**GOAL OF THE EXERCISE:**
Type out the complete listing below word for word, without its pictures.

**SUPPLIED MATERIAL:**
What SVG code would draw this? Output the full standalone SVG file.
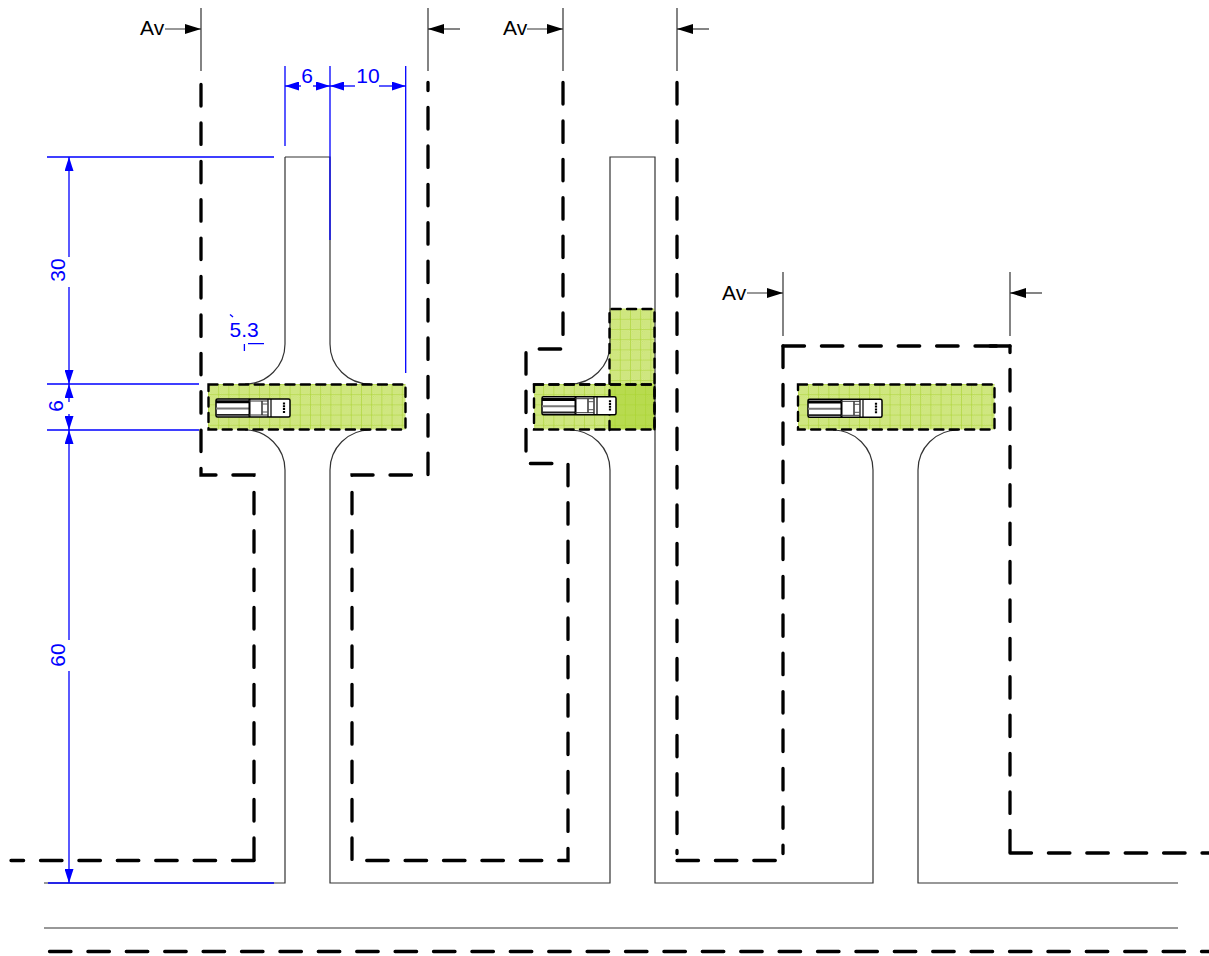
<svg xmlns="http://www.w3.org/2000/svg" width="1209" height="956" viewBox="0 0 1209 956">
<style>
text{font-family:"Liberation Sans",Arial,sans-serif;font-size:21px}
.k{fill:#000}.b{fill:#0000ff}
.road{fill:none;stroke:#333;stroke-width:1.2}
.dash{fill:none;stroke:#000;stroke-width:3.3;stroke-dasharray:21.5 16.9;stroke-linecap:round;stroke-linejoin:miter}
.sec{fill:none;stroke:#333;stroke-width:1.2}
.dim{fill:none;stroke:#0000ff;stroke-width:1.3}
.box{fill:none;stroke:#000;stroke-width:2.4;stroke-dasharray:9 6.4;stroke-linecap:round}
</style>
<defs>
<pattern id="stip" width="2" height="2" patternUnits="userSpaceOnUse">
<rect width="2" height="2" fill="#d8ec96"/><rect width="1" height="1" fill="#c6e169"/><rect x="1" y="1" width="1" height="1" fill="#c6e169"/>
</pattern>
<pattern id="h1" width="10.2" height="10.2" patternUnits="userSpaceOnUse" x="208" y="384">
<rect width="10.2" height="10.2" fill="url(#stip)"/>
<path d="M0 0V10.2M0 0H10.2" stroke="#a9d32f" stroke-width="1.1"/>
</pattern>
<pattern id="h2" href="#h1" x="533" y="384"/>
<pattern id="h3" href="#h1" x="609.6" y="308.6"/>
<pattern id="h4" href="#h1" x="797.8" y="384"/>
<marker id="ak" viewBox="0 0 16 10" markerWidth="16" markerHeight="10" refX="16" refY="5" orient="auto" markerUnits="userSpaceOnUse"><path d="M0 0L16 5L0 10Z" fill="#000"/></marker>
<marker id="ab" viewBox="0 0 14 9" markerWidth="14" markerHeight="9" refX="14" refY="4.5" orient="auto" markerUnits="userSpaceOnUse"><path d="M0 0L14 4.5L0 9Z" fill="#0000ff"/></marker>
<g id="truck">
<rect x="0" y="0" width="74" height="18" rx="1.5" fill="#fff" stroke="#000" stroke-width="1.5"/>
<path d="M0 2.8H33" stroke="#000" stroke-width="3"/>
<path d="M0 9.5H33" stroke="#777" stroke-width="2"/>
<path d="M0 15.8H33" stroke="#222" stroke-width="1.8"/>
<path d="M33.5 0V18" stroke="#000" stroke-width="2"/>
<path d="M46 2V16M52 0V18M55 0V18" stroke="#000" stroke-width="1.2" fill="none"/>
<path d="M33 2H52M33 16H52" stroke="#333" stroke-width="1"/>
<path d="M52 5H46M52 13H46" stroke="#555" stroke-width="1"/>
<path d="M68 3.5V14.5" stroke="#000" stroke-width="2.2" stroke-dasharray="2 .8"/>
</g>
</defs>

<g id="zones">
<rect x="208" y="384" width="197.5" height="45.5" fill="url(#h1)"/>
<rect x="534" y="384" width="120.5" height="45.5" fill="url(#h2)"/>
<rect x="609.5" y="308.5" width="45" height="76" fill="url(#h3)"/>
<rect x="609.5" y="384" width="45" height="45.5" fill="#a9d32f" fill-opacity=".6"/>
<rect x="798" y="384" width="196.5" height="45.5" fill="url(#h4)"/>
</g>

<g id="connectors">
<path class="road" d="M285 157V344A40 40 0 0 1 245 384M285 157H330V344A40 40 0 0 0 370 384M245 430A40 40 0 0 1 285 470V883H44M370 430A40 40 0 0 0 330 470V883H610V470A40 40 0 0 0 570 430M570 384A40 40 0 0 0 610 344V157H655V883H873V470A40 40 0 0 0 833 430M958 430A40 40 0 0 0 918 470V883H1178M44 928H1178"/>
<path class="dash" d="M201 84.5V475H254V860.5"/>
<path class="dash" d="M254 860.5H11"/>
<path class="dash" d="M563 82.5V349H526V463.5H568V860.5H352"/>
<path class="dash" style="stroke-dashoffset:13.4" d="M428 82.5V475H352V860.5"/>
<path class="dash" d="M677 82.5V853.5"/>
<path class="dash" d="M677 860.5H780"/>
<path class="dash" d="M783 346V853.5"/>
<path class="dash" d="M783 346H1000"/>
<path class="dash" d="M1010 346H990"/>
<path class="dash" style="stroke-dashoffset:14.9" d="M1010 346V853"/>
<path class="dash" d="M1010 853H1209"/>
<path class="dash" d="M49.5 951.5H1209"/>
<rect class="box" x="208.5" y="384.5" width="197" height="45"/>
<rect class="box" x="534" y="384.5" width="120.5" height="45"/>
<path class="box" d="M609.5 430V309H654.5V430M534 384.5H654.5"/>
<rect class="box" x="798" y="384.5" width="196.5" height="45"/>
<path class="sec" d="M201 8V71M428 8V71M563 8V71M677 8V71M783 272V336M1010 272V336"/>
<path class="sec" marker-end="url(#ak)" d="M165 29H201"/>
<path class="sec" marker-end="url(#ak)" d="M460 29H428"/>
<path class="sec" marker-end="url(#ak)" d="M527 29H563"/>
<path class="sec" marker-end="url(#ak)" d="M709 29H677"/>
<path class="sec" marker-end="url(#ak)" d="M747 293H783"/>
<path class="sec" marker-end="url(#ak)" d="M1042 293H1010"/>
</g>

<g id="dimensions">
<path class="dim" d="M285 66V146M330 66V240M405.7 66V373M47 157H274M47 384H199M47 430H199M48 883H274"/>
<path class="dim" marker-end="url(#ab)" d="M301 86H285"/>
<path class="dim" marker-end="url(#ab)" d="M313 86H330"/>
<path class="dim" marker-end="url(#ab)" d="M355 86H330"/>
<path class="dim" marker-end="url(#ab)" d="M379 86H405.7"/>
<path class="dim" marker-end="url(#ab)" d="M69 257V157"/>
<path class="dim" marker-end="url(#ab)" d="M69 287V384"/>
<path class="dim" marker-end="url(#ab)" d="M69 402V384"/>
<path class="dim" marker-end="url(#ab)" d="M69 414V430"/>
<path class="dim" marker-end="url(#ab)" d="M69 640V430"/>
<path class="dim" marker-end="url(#ab)" d="M69 671V883"/>
<path class="dim" d="M248 343.7H264M244.4 344V351"/>
<path class="dim" stroke-width="2" d="M230 314.5L233 317"/>
<text class="b" x="307" y="82.5" text-anchor="middle">6</text>
<text class="b" x="368" y="82.5" text-anchor="middle">10</text>
<text class="b" x="229.5" y="337">5.3</text>
<text class="b" transform="translate(65 270) rotate(-90)" text-anchor="middle">30</text>
<text class="b" transform="translate(63 406) rotate(-90)" text-anchor="middle">6</text>
<text class="b" transform="translate(65 655) rotate(-90)" text-anchor="middle">60</text>
</g>

<g id="labels">
<text class="k" x="140" y="35">Av</text>
<text class="k" x="503" y="35">Av</text>
<text class="k" x="722" y="300">Av</text>
</g>

<g id="truck-1"><use href="#truck" x="216" y="399"/></g>
<g id="truck-2"><use href="#truck" x="542" y="396.7"/></g>
<g id="truck-3"><use href="#truck" x="808" y="399.3"/></g>
</svg>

**RESULT OF THE EXERCISE:**
What SVG code would draw this? Output the full standalone SVG file.
<svg xmlns="http://www.w3.org/2000/svg" width="1209" height="956" viewBox="0 0 1209 956">
<style>
text{font-family:"Liberation Sans",Arial,sans-serif;font-size:21px}
.k{fill:#000}.b{fill:#0000ff}
.road{fill:none;stroke:#333;stroke-width:1.2}
.dash{fill:none;stroke:#000;stroke-width:3.3;stroke-dasharray:21.5 16.9;stroke-linecap:round;stroke-linejoin:miter}
.sec{fill:none;stroke:#333;stroke-width:1.2}
.dim{fill:none;stroke:#0000ff;stroke-width:1.3}
.box{fill:none;stroke:#000;stroke-width:2.4;stroke-dasharray:9 6.4;stroke-linecap:round}
</style>
<defs>
<pattern id="stip" width="2" height="2" patternUnits="userSpaceOnUse">
<rect width="2" height="2" fill="#d8ec96"/><rect width="1" height="1" fill="#c6e169"/><rect x="1" y="1" width="1" height="1" fill="#c6e169"/>
</pattern>
<pattern id="h1" width="10.2" height="10.2" patternUnits="userSpaceOnUse" x="208" y="384">
<rect width="10.2" height="10.2" fill="url(#stip)"/>
<path d="M0 0V10.2M0 0H10.2" stroke="#a9d32f" stroke-width="1.1"/>
</pattern>
<pattern id="h2" href="#h1" x="533" y="384"/>
<pattern id="h3" href="#h1" x="609.6" y="308.6"/>
<pattern id="h4" href="#h1" x="797.8" y="384"/>
<marker id="ak" viewBox="0 0 16 10" markerWidth="16" markerHeight="10" refX="16" refY="5" orient="auto" markerUnits="userSpaceOnUse"><path d="M0 0L16 5L0 10Z" fill="#000"/></marker>
<marker id="ab" viewBox="0 0 14 9" markerWidth="14" markerHeight="9" refX="14" refY="4.5" orient="auto" markerUnits="userSpaceOnUse"><path d="M0 0L14 4.5L0 9Z" fill="#0000ff"/></marker>
<g id="truck">
<rect x="0" y="0" width="74" height="18" rx="1.5" fill="#fff" stroke="#000" stroke-width="1.5"/>
<path d="M0 2.8H33" stroke="#000" stroke-width="3"/>
<path d="M0 9.5H33" stroke="#777" stroke-width="2"/>
<path d="M0 15.8H33" stroke="#222" stroke-width="1.8"/>
<path d="M33.5 0V18" stroke="#000" stroke-width="2"/>
<path d="M46 2V16M52 0V18M55 0V18" stroke="#000" stroke-width="1.2" fill="none"/>
<path d="M33 2H52M33 16H52" stroke="#333" stroke-width="1"/>
<path d="M52 5H46M52 13H46" stroke="#555" stroke-width="1"/>
<path d="M68 3.5V14.5" stroke="#000" stroke-width="2.2" stroke-dasharray="2 .8"/>
</g>
</defs>

<g id="zones">
<rect x="208" y="384" width="197.5" height="45.5" fill="url(#h1)"/>
<rect x="534" y="384" width="120.5" height="45.5" fill="url(#h2)"/>
<rect x="609.5" y="308.5" width="45" height="76" fill="url(#h3)"/>
<rect x="609.5" y="384" width="45" height="45.5" fill="#a9d32f" fill-opacity=".6"/>
<rect x="798" y="384" width="196.5" height="45.5" fill="url(#h4)"/>
</g>

<g id="connectors">
<path class="road" d="M285 157V344A40 40 0 0 1 245 384M285 157H330V344A40 40 0 0 0 370 384M245 430A40 40 0 0 1 285 470V883H44M370 430A40 40 0 0 0 330 470V883H610V470A40 40 0 0 0 570 430M570 384A40 40 0 0 0 610 344V157H655V883H873V470A40 40 0 0 0 833 430M958 430A40 40 0 0 0 918 470V883H1178M44 928H1178"/>
<path class="dash" d="M201 84.5V475H254V860.5"/>
<path class="dash" d="M254 860.5H11"/>
<path class="dash" d="M563 82.5V349H526V463.5H568V860.5H352"/>
<path class="dash" style="stroke-dashoffset:13.4" d="M428 82.5V475H352V860.5"/>
<path class="dash" d="M677 82.5V853.5"/>
<path class="dash" d="M677 860.5H780"/>
<path class="dash" d="M783 346V853.5"/>
<path class="dash" d="M783 346H1000"/>
<path class="dash" d="M1010 346H990"/>
<path class="dash" style="stroke-dashoffset:14.9" d="M1010 346V853"/>
<path class="dash" d="M1010 853H1209"/>
<path class="dash" d="M49.5 951.5H1209"/>
<rect class="box" x="208.5" y="384.5" width="197" height="45"/>
<rect class="box" x="534" y="384.5" width="120.5" height="45"/>
<path class="box" d="M609.5 430V309H654.5V430M534 384.5H654.5"/>
<rect class="box" x="798" y="384.5" width="196.5" height="45"/>
<path class="sec" d="M201 8V71M428 8V71M563 8V71M677 8V71M783 272V336M1010 272V336"/>
<path class="sec" marker-end="url(#ak)" d="M165 29H201"/>
<path class="sec" marker-end="url(#ak)" d="M460 29H428"/>
<path class="sec" marker-end="url(#ak)" d="M527 29H563"/>
<path class="sec" marker-end="url(#ak)" d="M709 29H677"/>
<path class="sec" marker-end="url(#ak)" d="M747 293H783"/>
<path class="sec" marker-end="url(#ak)" d="M1042 293H1010"/>
</g>

<g id="dimensions">
<path class="dim" d="M285 66V146M330 66V240M405.7 66V373M47 157H274M47 384H199M47 430H199M48 883H274"/>
<path class="dim" marker-end="url(#ab)" d="M301 86H285"/>
<path class="dim" marker-end="url(#ab)" d="M313 86H330"/>
<path class="dim" marker-end="url(#ab)" d="M355 86H330"/>
<path class="dim" marker-end="url(#ab)" d="M379 86H405.7"/>
<path class="dim" marker-end="url(#ab)" d="M69 257V157"/>
<path class="dim" marker-end="url(#ab)" d="M69 287V384"/>
<path class="dim" marker-end="url(#ab)" d="M69 402V384"/>
<path class="dim" marker-end="url(#ab)" d="M69 414V430"/>
<path class="dim" marker-end="url(#ab)" d="M69 640V430"/>
<path class="dim" marker-end="url(#ab)" d="M69 671V883"/>
<path class="dim" d="M248 343.7H264M244.4 344V351"/>
<path class="dim" stroke-width="2" d="M230 314.5L233 317"/>
<text class="b" x="307" y="82.5" text-anchor="middle">6</text>
<text class="b" x="368" y="82.5" text-anchor="middle">10</text>
<text class="b" x="229.5" y="337">5.3</text>
<text class="b" transform="translate(65 270) rotate(-90)" text-anchor="middle">30</text>
<text class="b" transform="translate(63 406) rotate(-90)" text-anchor="middle">6</text>
<text class="b" transform="translate(65 655) rotate(-90)" text-anchor="middle">60</text>
</g>

<g id="labels">
<text class="k" x="140" y="35">Av</text>
<text class="k" x="503" y="35">Av</text>
<text class="k" x="722" y="300">Av</text>
</g>

<g id="truck-1"><use href="#truck" x="216" y="399"/></g>
<g id="truck-2"><use href="#truck" x="542" y="396.7"/></g>
<g id="truck-3"><use href="#truck" x="808" y="399.3"/></g>
</svg>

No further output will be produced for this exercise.